In the United States, the au pair program is regulated by the U.S. Department of State and considered a foreign exchange program. As such, there are strict requirements concerning entry into the U.S. Most au pairs enter the U.S. with a J-1 visa, but there are many different types of work and study visas with many different types of requirements. For instance, J-1 criteria are different from EB-2 criteria which, in turn, are different from EB-1 criteria. And this is just in the U.S.! Other countries may require their own types of visas, making it necessary for prospective host families to get good information regarding the exact type required at the start of the au pair process so that resources and time aren’t wasted.

Host Family Responsibilities

Hiring an au pair requires a lot more than money. As mentioned, there are guidelines covering what host families are expected to provide an au pair. Before parents decide to go the au pair route, they should sit down and discuss whether they are up to having a stranger (at least at first) living in their house for a year, eating their food and sharing their personal space and belongings. Much like exchange students, au pairs are guaranteed room and board and must have access to common amenities such as bedding, towels and toiletries. They must also attend classroom instruction at a local college/university, requiring that families give them time away from their childcare duties. Other considerations, such as how to manage house rules, differences in food and personal habits and socializing, mean parents must determine if au pair childcare is worth the added stress of having another person underfoot.


Of course, parents still need to vet specific au pairs before they allow them into their home. Being part of an au pair program doesn’t automatically mean an au pair is the right person for any family. Au pairs come with different life experiences, educations and values. As with any caregiver, parents need to carefully review the experience of each potential au pair and choose the one who they believe will most adequately and lovingly take care of their child.
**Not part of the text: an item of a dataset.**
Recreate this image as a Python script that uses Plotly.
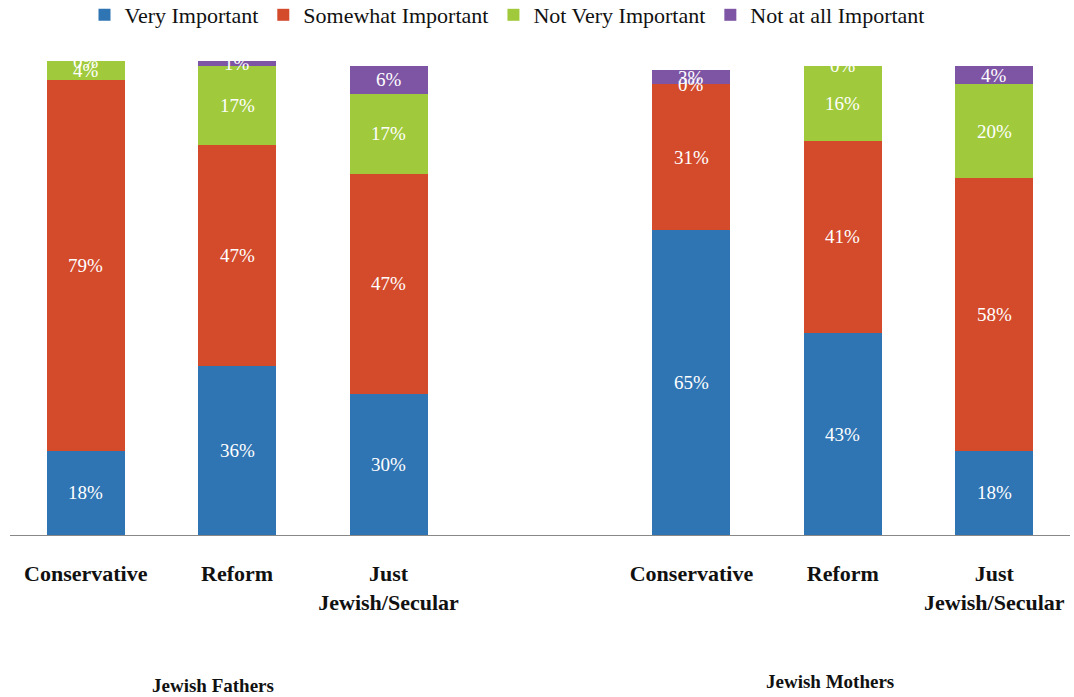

Cultural and Communication Differences

An au pair will necessarily speak a different first language than his or her host family and have differing cultural norms and expectations. While this might seem an exciting opportunity for families to promote cultural diversity within the home and expose their children to another language, it can also prove frustrating if communication skills don’t prove adequate. This is especially true in the beginning when parents just want to know that their child caregiver can operate appliances and knows what to feed their child for breakfast. Whether an au pair is the right child care option for a family will depend on these things and more. After all, childcare is an immensely important decision, one with lasting ramifications that far exceed its expense or its convenience!